Rohmer transports the viewer to a world of idyllic streams and forests where shepherds dress in the tunics of the 17th century. Céladon (Andy Gillet), a young man of noble birth, has chosen the simple life of a shepherd and is deeply in love with Astrea (Stéphanie Crayencour), a shepherdess of more modest family lineage. Though the film in lesser hands might have seemed a bit silly, Rohmer’s straightforward direction reveals an emotional truth often obscured by the modern cinematic techniques of fast cuts, hand-held camerawork, and curse words that are supposed to enhance “realism."

At a family gathering, Céladon pretends to be infatuated with Amynthe (Priscilla Galland) to mollify his and Astrea’s parents who are bickering, but when Astrea sees him kiss the other woman, she is racked by jealousy and orders Céladon to stay away from her forever “unless I bid you otherwise.” In despair, Céladon says “I’ll drown myself, at once” and proceeds to jump into the river, but is rescued before drowning by the nymph Galathea (Veronique Réymond) who brings him to her castle and, with the support of two other nymphs, nurses him back to health.

When Galathea discovers how attractive he is, however, she wants Céladon for her own pleasure and forbids him to leave the castle.
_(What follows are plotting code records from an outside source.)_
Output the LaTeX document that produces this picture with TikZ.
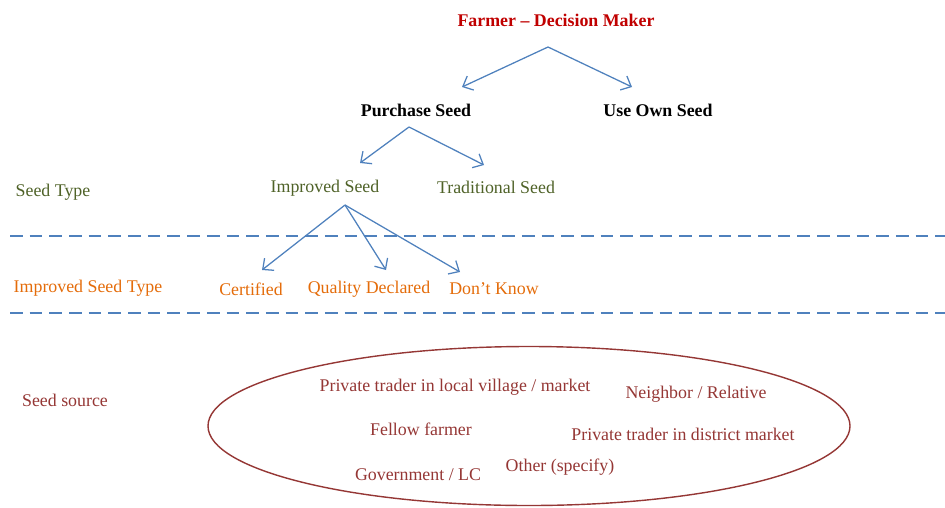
\documentclass[tikz,border=0pt]{standalone}
\usepackage{fontspec}
\setmainfont{Liberation Serif}
\usepackage{tikz}
\usetikzlibrary{arrows, arrows.meta}

\definecolor{decred}{RGB}{192,0,0}
\definecolor{arrblue}{RGB}{79,129,189}
\definecolor{typegreen}{RGB}{79,98,40}
\definecolor{typeorange}{RGB}{228,108,10}
\definecolor{srcred}{RGB}{149,55,53}

\tikzset{arr/.style={arrblue, line width=0.9pt, -{Straight Barb[length=6pt, width=11pt]}}}
\tikzset{sep/.style={arrblue, line width=1.4pt, dash pattern=on 9pt off 5pt}}

\begin{document}
\begin{tikzpicture}[x=0.025cm, y=-0.025cm]
\useasboundingbox (0,0) rectangle (945,507);

\begin{scope}[every node/.style={inner sep=0pt, font=\fontsize{12.7}{15}\selectfont}]
  \node[decred, font=\fontsize{12.7}{15}\selectfont\bfseries] (farmer) at (556,20) {Farmer -- Decision Maker};
  \node[font=\fontsize{12.7}{15}\selectfont\bfseries] (purchase) at (416,110) {Purchase Seed};
  \node[font=\fontsize{12.7}{15}\selectfont\bfseries] (own) at (658,110) {Use Own Seed};

  \node[typegreen] (seedtype) at (53,192) {Seed Type};
  \node[typegreen] (improved) at (325,188) {Improved Seed};
  \node[typegreen] (traditional) at (496,187) {Traditional Seed};

  \node[typeorange] (imptype) at (88,288) {Improved Seed Type};
  \node[typeorange] (certified) at (251,289) {Certified};
  \node[typeorange] (quality) at (369,289) {Quality Declared};
  \node[typeorange] (dontknow) at (494,289) {Don't Know};

  \node[srcred] (source) at (65,400) {Seed source};
  \node[srcred] (local) at (455,387) {Private trader in local village / market};
  \node[srcred] (neighbor) at (696,394) {Neighbor / Relative};
  \node[srcred] (fellow) at (421,429) {Fellow farmer};
  \node[srcred] (district) at (683,434) {Private trader in district market};
  \node[srcred] (govt) at (418,475) {Government / LC};
  \node[srcred] (other) at (560,467) {Other (specify)};
\end{scope}

\draw[sep] (10,236) -- (945,236);
\draw[sep] (10,313) -- (945,313);

\draw[srcred, line width=1pt] (529,426) ellipse [x radius=321, y radius=79.5];

\path[arr] ([shift={(-8,27)}]farmer.center) edge ([shift={(46,-23)}]purchase.center);
\path[arr] ([shift={(-8,27)}]farmer.center) edge ([shift={(-26,-23)}]own.center);
\path[arr] ([shift={(-7,17)}]purchase.center) edge ([shift={(35,-25)}]improved.center);
\path[arr] ([shift={(-7,17)}]purchase.center) edge ([shift={(-12,-22)}]traditional.center);
\path[arr] ([shift={(20,17)}]improved.center) edge ([shift={(11,-19)}]certified.center);
\path[arr] ([shift={(20,17)}]improved.center) edge ([shift={(17,-19)}]quality.center);
\path[arr] ([shift={(20,17)}]improved.center) edge ([shift={(-34,-17)}]dontknow.center);

\end{tikzpicture}
\end{document}
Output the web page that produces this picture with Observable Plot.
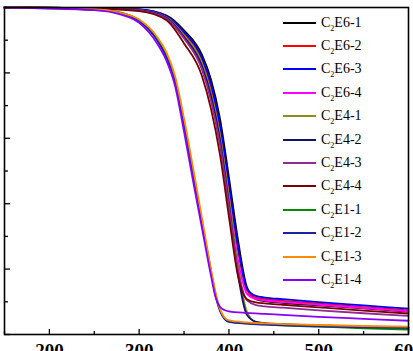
<!DOCTYPE html>
<html>
<head>
<meta charset="utf-8">
<script src="https://cdn.jsdelivr.net/npm/d3@7"></script>
<script src="https://cdn.jsdelivr.net/npm/@observablehq/plot@0.6"></script>
<style>
  html, body { margin: 0; padding: 0; background: #fff; }
  #wrap { position: relative; width: 413px; height: 351px; overflow: hidden; }
  #legend { position: absolute; left: 283px; top: 11px; font-family: "Liberation Serif", "Times New Roman", serif; font-size: 14px; color: #000; }
  .row { height: 23.4px; display: flex; align-items: center; }
  .sw { width: 33px; height: 2px; margin-right: 5px; }
  .lab sub { font-size: 8px; vertical-align: -4px; line-height: 0; }
</style>
</head>
<body>
<div id="wrap"><div id="chart"></div><div id="legend"></div></div>
<script>
const seriesNames = ["C2E6-1","C2E6-2","C2E6-3","C2E6-4","C2E4-1","C2E4-2","C2E4-3","C2E4-4","C2E1-1","C2E1-2","C2E1-3","C2E1-4"];
const seriesColors = ["#000000","#ff0000","#0000ff","#ff00ff","#8c8c1a","#12126e","#922a92","#7a0000","#008a00","#1a24a0","#ff8a00","#8a00ff"];

const tLate  = [150,250,300,330,350,370,380,390,400,410,420,430,440,460,500,550,600];
const tEarly = [150,250,280,300,320,330,340,350,360,370,380,385,390,395,400,420,440,460,500,550,600];

const C2E6_1 = [100,99.8,99.4,97.6,93,85.5,78,66,48,29,14.5,10.8,10.2,9.7,8.9,8,7];
const C2E6_2 = [100,99.8,99.3,97.2,92,84,75.5,63,45,26,13.5,11.3,10.8,10.3,9.4,8.4,7.4];
const C2E6_3 = [100,99.8,99.4,97.4,92.5,84.5,76.5,64,46,27,14,11.8,11.3,10.8,9.9,8.9,7.9];
const C2E6_4 = [100,99.8,99.2,97,91.2,82.5,73.5,60.5,42,23,12.5,10.8,10.4,9.9,9.1,8.1,7.1];
const C2E4_1 = [100,99.8,99.2,97.1,91.5,83,74,61,42,21,7,3.8,3.4,3.1,2.6,2.1,1.7];
const C2E4_2 = [100,99.8,99.2,96.9,91,82,73,59.5,40,18.5,6,3.9,3.5,3.2,2.8,2.4,2.1];
const C2E4_3 = [100,99.8,99.1,96.6,90.5,81,71.5,58,39,20,10.5,9,8.6,8.2,7.4,6.5,5.7];
const C2E4_4 = [100,99.7,98.9,96.2,89,79,69,55,36,18,10.8,9.8,9.5,9.1,8.3,7.3,6.4];
const C2E1_1 = [100,99.4,98.4,96,90.5,85.5,78,65,50,34.5,19.5,12.5,7.5,5,4,3.4,3.1,2.8,2.4,1.9,1.5];
const C2E1_2 = [100,99.3,98.2,95.8,90,85,77.5,64,49,34,19,12,7.2,4.8,3.9,3.3,3,2.8,2.5,2.2,2];
const C2E1_3 = [100,99.5,98.3,96.3,91,86.5,79,66,51,35.5,20,13,7.8,5.2,4.3,3.7,3.4,3.2,2.9,2.6,2.4];
const C2E1_4 = [100,99.2,97.8,95.3,89,84,76,62,47,32.5,18,11.5,8.5,7.5,7.1,6.6,6.3,6,5.4,4.8,4.2];

const xMajor = [200,300,400,500,600];
const xMinor = [150,250,350,450,550];
const yMajor = [0,20,40,60,80,100];
const yMinor = [10,30,50,70,90];

const seriesValues = [C2E6_1,C2E6_2,C2E6_3,C2E6_4,C2E4_1,C2E4_2,C2E4_3,C2E4_4,C2E1_1,C2E1_2,C2E1_3,C2E1_4];
const seriesTemps  = [tLate,tLate,tLate,tLate,tLate,tLate,tLate,tLate,tEarly,tEarly,tEarly,tEarly];

const data = [];
seriesNames.forEach((name, i) => {
  seriesValues[i].forEach((v, j) => data.push({series: name, T: seriesTemps[i][j], w: v}));
});

const noText = () => "";

const chart = Plot.plot({
  width: 413,
  height: 351,
  marginTop: 7,
  marginBottom: 17,
  marginLeft: 4,
  marginRight: 5,
  x: {domain: [150, 600]},
  y: {domain: [0, 100]},
  color: {domain: seriesNames, range: seriesColors},
  style: {fontFamily: "'Liberation Serif', 'Times New Roman', serif", background: "#fff"},
  marks: [
    Plot.line(data, {x: "T", y: "w", z: "series", stroke: "series", strokeWidth: 1.8, curve: "monotone-x"}),
    Plot.axisX({ticks: xMajor, tickSize: -5, tickFormat: noText, strokeWidth: 1.3, label: null}),
    Plot.axisX({ticks: xMinor, tickSize: -3, tickFormat: noText, strokeWidth: 1.3, label: null}),
    Plot.axisX({ticks: xMajor, tickSize: 0, tickPadding: 9, fontSize: 19, fontWeight: "bold", label: null}),
    Plot.axisY({ticks: yMajor, tickSize: -6, tickFormat: noText, strokeWidth: 1.3, label: null}),
    Plot.axisY({ticks: yMinor, tickSize: -4, tickFormat: noText, strokeWidth: 1.3, label: null}),
    Plot.frame({stroke: "#000", strokeWidth: 1.6})
  ]
});
document.getElementById("chart").appendChild(chart);

const leg = document.getElementById("legend");
seriesNames.forEach((name, i) => {
  const row = document.createElement("div");
  row.className = "row";
  const sw = document.createElement("div");
  sw.className = "sw";
  sw.style.background = seriesColors[i];
  const lab = document.createElement("span");
  lab.className = "lab";
  lab.innerHTML = "C<sub>2</sub>" + name.slice(2);
  row.appendChild(sw);
  row.appendChild(lab);
  leg.appendChild(row);
});
</script>
</body>
</html>
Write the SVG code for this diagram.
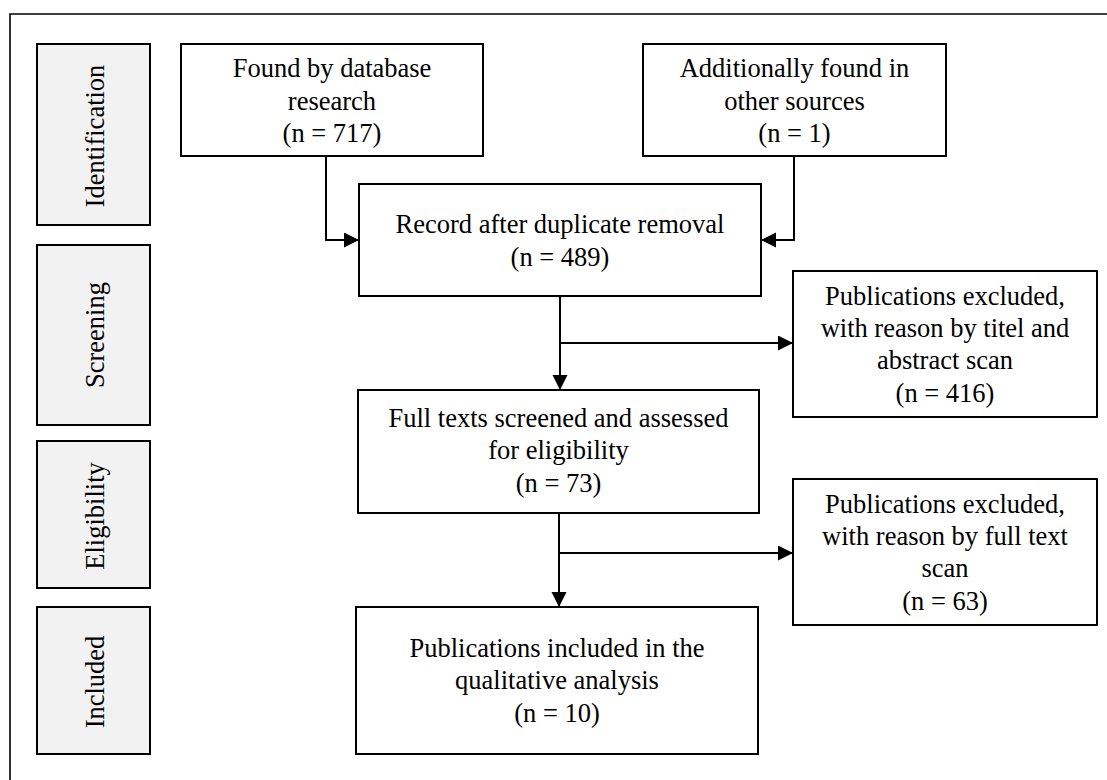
<svg xmlns="http://www.w3.org/2000/svg" width="1107" height="780" viewBox="0 0 1107 780">
<style>
.box{fill:#fff;stroke:#000;stroke-width:2}
.side{fill:#f2f2f2;stroke:#000;stroke-width:2}
.t{font-family:"Liberation Serif","Times New Roman",serif;font-size:26.5px;fill:#000;text-anchor:middle}
.c{fill:none;stroke:#000;stroke-width:2}
.frame{fill:none;stroke:#000;stroke-width:1.6}
</style>
<defs>
<marker id="ah" markerUnits="userSpaceOnUse" markerWidth="16" markerHeight="16" refX="15" refY="7.5" orient="auto">
<path d="M0,0 L15,7.5 L0,15 z" fill="#000"/>
</marker>
</defs>
<rect width="1107" height="780" fill="#fff"/>
<path class="frame" d="M10,780 V14 H1107"/>

<g id="stage-identification"><rect class="side" x="37" y="44" width="113" height="181"/><text class="t" transform="translate(104,136) rotate(-90)">Identification</text></g>
<g id="stage-screening"><rect class="side" x="37" y="245" width="113" height="180"/><text class="t" transform="translate(104,335) rotate(-90)">Screening</text></g>
<g id="stage-eligibility"><rect class="side" x="37" y="441" width="113" height="147"/><text class="t" transform="translate(104,516) rotate(-90)">Eligibility</text></g>
<g id="stage-included"><rect class="side" x="37" y="607" width="113" height="147"/><text class="t" transform="translate(104,682) rotate(-90)">Included</text></g>

<g id="found"><rect class="box" x="181" y="44" width="302" height="112"/>
<text class="t" x="332" y="77">Found by database</text><text class="t" x="332" y="109.5">research</text><text class="t" x="332" y="142">(n = 717)</text></g>
<g id="additional"><rect class="box" x="643" y="44" width="303" height="112"/>
<text class="t" x="794.5" y="77">Additionally found in</text><text class="t" x="794.5" y="109.5">other sources</text><text class="t" x="794.5" y="142">(n = 1)</text></g>
<g id="record"><rect class="box" x="359" y="184" width="402" height="112"/>
<text class="t" x="560" y="233">Record after duplicate removal</text><text class="t" x="560" y="265.5">(n = 489)</text></g>
<g id="excluded1"><rect class="box" x="793" y="271" width="304" height="146"/>
<text class="t" x="945" y="305">Publications excluded,</text><text class="t" x="945" y="337">with reason by titel and</text><text class="t" x="945" y="369">abstract scan</text><text class="t" x="945" y="401.5">(n = 416)</text></g>
<g id="fulltext"><rect class="box" x="358" y="390" width="401" height="123"/>
<text class="t" x="558.5" y="426.5">Full texts screened and assessed</text><text class="t" x="558.5" y="459">for eligibility</text><text class="t" x="558.5" y="492">(n = 73)</text></g>
<g id="excluded2"><rect class="box" x="793" y="479" width="304" height="146"/>
<text class="t" x="945" y="513">Publications excluded,</text><text class="t" x="945" y="545">with reason by full text</text><text class="t" x="945" y="577">scan</text><text class="t" x="945" y="610">(n = 63)</text></g>
<g id="included"><rect class="box" x="356" y="607" width="402" height="147"/>
<text class="t" x="557" y="657">Publications included in the</text><text class="t" x="557" y="689">qualitative analysis</text><text class="t" x="557" y="721.5">(n = 10)</text></g>

<g id="connectors">
<path class="c" d="M326,156 V240 H359" marker-end="url(#ah)"/>
<path class="c" d="M794,156 V240 H761" marker-end="url(#ah)"/>
<path class="c" d="M560,296 V390" marker-end="url(#ah)"/>
<path class="c" d="M560,343 H793" marker-end="url(#ah)"/>
<path class="c" d="M559,513 V607" marker-end="url(#ah)"/>
<path class="c" d="M559,553 H793" marker-end="url(#ah)"/>
</g>
</svg>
But in the film’s first instance of cross-dressing (a notorious Shakespearean plot device), he is smuggled out by another nymph, Léonide (Cécile Cassel) and hides out in the woods. Astrea believes Céladon to be dead and with some regret, forgives him and loves him more than ever, though Céladon refuses to see her out of respect for her word. He begins to rethink his position, however, after being visited by a Druid priest (Serge Renko) who hatches a secret scheme to reunite the two lovers.

The picture is filled with a lightness that is absent from Rohmer’s more talky Six Moral Tales and later films in which the characters pontificate at length on the ins and outs of romantic love. His philosophical (and Catholic) bent surfaces, however, in a scene in which Hylas (Rodolphe Pauly), a jester who is regarded with complete disdain by the others, berates the follies of indiscriminate sexuality while Lycidas (Jocelyn Quivrin) promotes love as an ideal that merges two souls into one, and the film’s robust final sequence demonstrates the extremes one may go to for love.

In The Romance of Astrea and Céladon, Rohmer, now in his 87th year, promotes the ideals of commitment, the integrity of one’s word, and the poetry of romantic love without its modern day clatter. While these ideals may not seem terribly thrilling (one film critic wrote that, “maybe humankind ditched romantic fidelity because it isn't exciting!”), they act to ground us in our noblest aspirations, to remind us of what it means to be human, a task that, in his six decades of filmmaking, Rohmer has exquisitely accomplished and to which The Romance of Astrea and Céladon places a final exclamation point.